Given information:
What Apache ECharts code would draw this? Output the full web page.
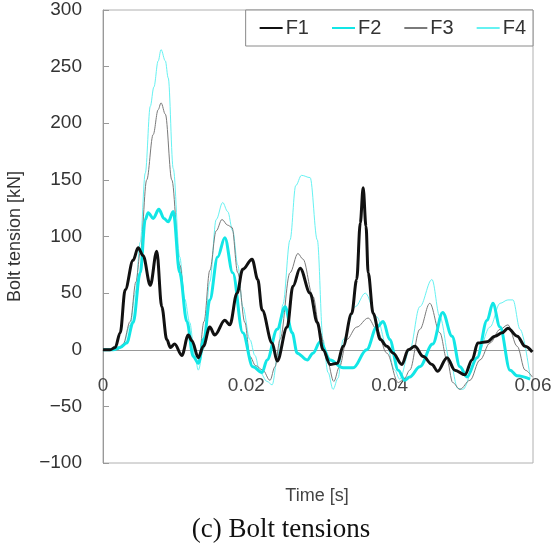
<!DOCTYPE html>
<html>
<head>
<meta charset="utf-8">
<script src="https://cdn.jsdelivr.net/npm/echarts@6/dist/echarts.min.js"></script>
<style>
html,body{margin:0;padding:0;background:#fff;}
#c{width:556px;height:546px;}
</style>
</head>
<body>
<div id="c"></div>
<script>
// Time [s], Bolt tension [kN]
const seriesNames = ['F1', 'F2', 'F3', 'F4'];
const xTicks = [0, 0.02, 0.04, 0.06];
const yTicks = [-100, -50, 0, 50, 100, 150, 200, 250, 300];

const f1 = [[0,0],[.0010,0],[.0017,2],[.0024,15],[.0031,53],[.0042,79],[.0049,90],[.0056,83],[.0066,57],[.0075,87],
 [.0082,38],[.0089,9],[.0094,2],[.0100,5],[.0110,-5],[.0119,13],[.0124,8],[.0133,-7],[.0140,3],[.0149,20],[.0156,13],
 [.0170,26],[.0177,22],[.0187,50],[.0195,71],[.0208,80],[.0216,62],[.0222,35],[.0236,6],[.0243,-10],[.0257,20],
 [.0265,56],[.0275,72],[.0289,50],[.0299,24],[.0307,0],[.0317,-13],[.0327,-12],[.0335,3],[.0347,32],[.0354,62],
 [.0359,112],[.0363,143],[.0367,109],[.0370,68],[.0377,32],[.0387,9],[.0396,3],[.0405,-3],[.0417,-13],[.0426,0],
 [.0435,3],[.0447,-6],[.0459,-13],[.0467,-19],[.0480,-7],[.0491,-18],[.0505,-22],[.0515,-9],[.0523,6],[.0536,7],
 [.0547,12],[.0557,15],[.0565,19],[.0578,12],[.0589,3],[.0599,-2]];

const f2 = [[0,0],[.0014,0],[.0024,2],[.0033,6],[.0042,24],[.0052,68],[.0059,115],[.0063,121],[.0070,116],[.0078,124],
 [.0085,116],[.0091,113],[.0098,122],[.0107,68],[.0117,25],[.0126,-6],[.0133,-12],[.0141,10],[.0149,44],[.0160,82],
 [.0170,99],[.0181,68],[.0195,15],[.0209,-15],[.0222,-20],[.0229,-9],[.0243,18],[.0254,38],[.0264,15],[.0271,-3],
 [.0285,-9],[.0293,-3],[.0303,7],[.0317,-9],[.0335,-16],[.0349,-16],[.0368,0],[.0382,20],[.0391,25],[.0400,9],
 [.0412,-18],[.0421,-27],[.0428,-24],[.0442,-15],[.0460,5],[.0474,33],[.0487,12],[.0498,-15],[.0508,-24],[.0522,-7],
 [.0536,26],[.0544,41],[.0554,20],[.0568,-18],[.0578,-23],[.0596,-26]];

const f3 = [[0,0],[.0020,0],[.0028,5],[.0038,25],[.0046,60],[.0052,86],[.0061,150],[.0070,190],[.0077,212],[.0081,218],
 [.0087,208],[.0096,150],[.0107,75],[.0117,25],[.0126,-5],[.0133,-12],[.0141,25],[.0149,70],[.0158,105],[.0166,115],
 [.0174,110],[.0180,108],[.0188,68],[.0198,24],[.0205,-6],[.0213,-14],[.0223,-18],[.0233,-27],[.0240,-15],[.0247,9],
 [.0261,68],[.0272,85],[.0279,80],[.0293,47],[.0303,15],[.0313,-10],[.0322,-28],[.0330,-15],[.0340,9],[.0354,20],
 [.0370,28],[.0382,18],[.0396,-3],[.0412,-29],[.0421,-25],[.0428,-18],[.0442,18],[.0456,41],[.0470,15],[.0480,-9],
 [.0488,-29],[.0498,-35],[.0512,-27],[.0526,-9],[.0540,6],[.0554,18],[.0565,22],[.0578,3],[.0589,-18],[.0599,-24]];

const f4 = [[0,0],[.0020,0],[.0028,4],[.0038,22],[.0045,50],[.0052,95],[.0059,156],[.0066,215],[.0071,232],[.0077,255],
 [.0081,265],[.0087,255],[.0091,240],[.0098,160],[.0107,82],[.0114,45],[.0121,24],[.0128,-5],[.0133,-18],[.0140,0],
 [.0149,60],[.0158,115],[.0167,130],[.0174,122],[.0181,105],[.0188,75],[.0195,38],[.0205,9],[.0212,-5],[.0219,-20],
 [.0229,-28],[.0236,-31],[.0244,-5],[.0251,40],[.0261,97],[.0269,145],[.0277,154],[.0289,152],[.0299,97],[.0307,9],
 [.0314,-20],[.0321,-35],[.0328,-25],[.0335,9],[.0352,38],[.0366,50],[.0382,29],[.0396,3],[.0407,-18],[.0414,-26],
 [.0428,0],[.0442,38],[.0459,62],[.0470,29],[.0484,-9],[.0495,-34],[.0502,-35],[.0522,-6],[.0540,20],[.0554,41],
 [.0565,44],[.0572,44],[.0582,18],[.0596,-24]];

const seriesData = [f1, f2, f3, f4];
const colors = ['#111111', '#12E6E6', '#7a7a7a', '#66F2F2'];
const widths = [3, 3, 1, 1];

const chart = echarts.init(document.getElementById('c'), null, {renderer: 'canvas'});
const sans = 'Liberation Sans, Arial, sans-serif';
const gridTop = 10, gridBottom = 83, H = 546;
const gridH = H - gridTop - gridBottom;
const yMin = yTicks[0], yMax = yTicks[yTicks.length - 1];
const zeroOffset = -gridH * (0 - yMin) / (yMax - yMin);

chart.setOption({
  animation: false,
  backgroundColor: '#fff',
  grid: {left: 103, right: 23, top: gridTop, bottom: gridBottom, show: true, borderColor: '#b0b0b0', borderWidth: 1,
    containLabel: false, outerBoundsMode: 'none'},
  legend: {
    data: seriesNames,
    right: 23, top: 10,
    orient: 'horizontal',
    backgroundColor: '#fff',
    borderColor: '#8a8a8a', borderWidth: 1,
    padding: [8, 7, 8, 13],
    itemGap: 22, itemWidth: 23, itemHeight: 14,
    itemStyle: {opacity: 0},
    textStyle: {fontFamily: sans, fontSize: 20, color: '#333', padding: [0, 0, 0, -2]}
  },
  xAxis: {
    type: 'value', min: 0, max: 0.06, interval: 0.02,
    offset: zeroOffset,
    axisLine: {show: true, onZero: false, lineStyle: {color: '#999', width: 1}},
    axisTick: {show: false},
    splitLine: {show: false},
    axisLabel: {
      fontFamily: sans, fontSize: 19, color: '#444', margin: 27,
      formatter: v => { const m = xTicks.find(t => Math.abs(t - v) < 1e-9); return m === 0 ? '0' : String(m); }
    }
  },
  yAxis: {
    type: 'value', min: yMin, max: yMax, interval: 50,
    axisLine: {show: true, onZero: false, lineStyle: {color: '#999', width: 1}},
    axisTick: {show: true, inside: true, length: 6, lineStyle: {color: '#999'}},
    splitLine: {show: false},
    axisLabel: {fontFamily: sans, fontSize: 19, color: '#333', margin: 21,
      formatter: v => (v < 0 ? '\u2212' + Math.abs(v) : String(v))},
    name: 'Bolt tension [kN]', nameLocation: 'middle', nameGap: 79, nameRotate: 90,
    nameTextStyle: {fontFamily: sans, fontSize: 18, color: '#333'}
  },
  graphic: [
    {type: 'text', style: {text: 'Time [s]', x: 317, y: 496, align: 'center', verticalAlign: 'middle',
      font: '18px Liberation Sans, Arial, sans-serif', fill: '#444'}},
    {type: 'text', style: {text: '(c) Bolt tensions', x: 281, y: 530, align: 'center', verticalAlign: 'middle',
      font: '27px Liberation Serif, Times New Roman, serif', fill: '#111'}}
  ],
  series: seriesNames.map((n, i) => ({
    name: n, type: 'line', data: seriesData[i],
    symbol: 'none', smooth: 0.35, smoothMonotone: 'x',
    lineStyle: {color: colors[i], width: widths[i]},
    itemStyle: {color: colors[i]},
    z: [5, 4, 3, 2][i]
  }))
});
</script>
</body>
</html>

Short task: Return, unchanged, the lines from the first line of the material through the line that holds "200, 250, 300];", inclusive, omitting pictures.

Task answer:
What Apache ECharts code would draw this? Output the full web page.
<!DOCTYPE html>
<html>
<head>
<meta charset="utf-8">
<script src="https://cdn.jsdelivr.net/npm/echarts@6/dist/echarts.min.js"></script>
<style>
html,body{margin:0;padding:0;background:#fff;}
#c{width:556px;height:546px;}
</style>
</head>
<body>
<div id="c"></div>
<script>
// Time [s], Bolt tension [kN]
const seriesNames = ['F1', 'F2', 'F3', 'F4'];
const xTicks = [0, 0.02, 0.04, 0.06];
const yTicks = [-100, -50, 0, 50, 100, 150, 200, 250, 300];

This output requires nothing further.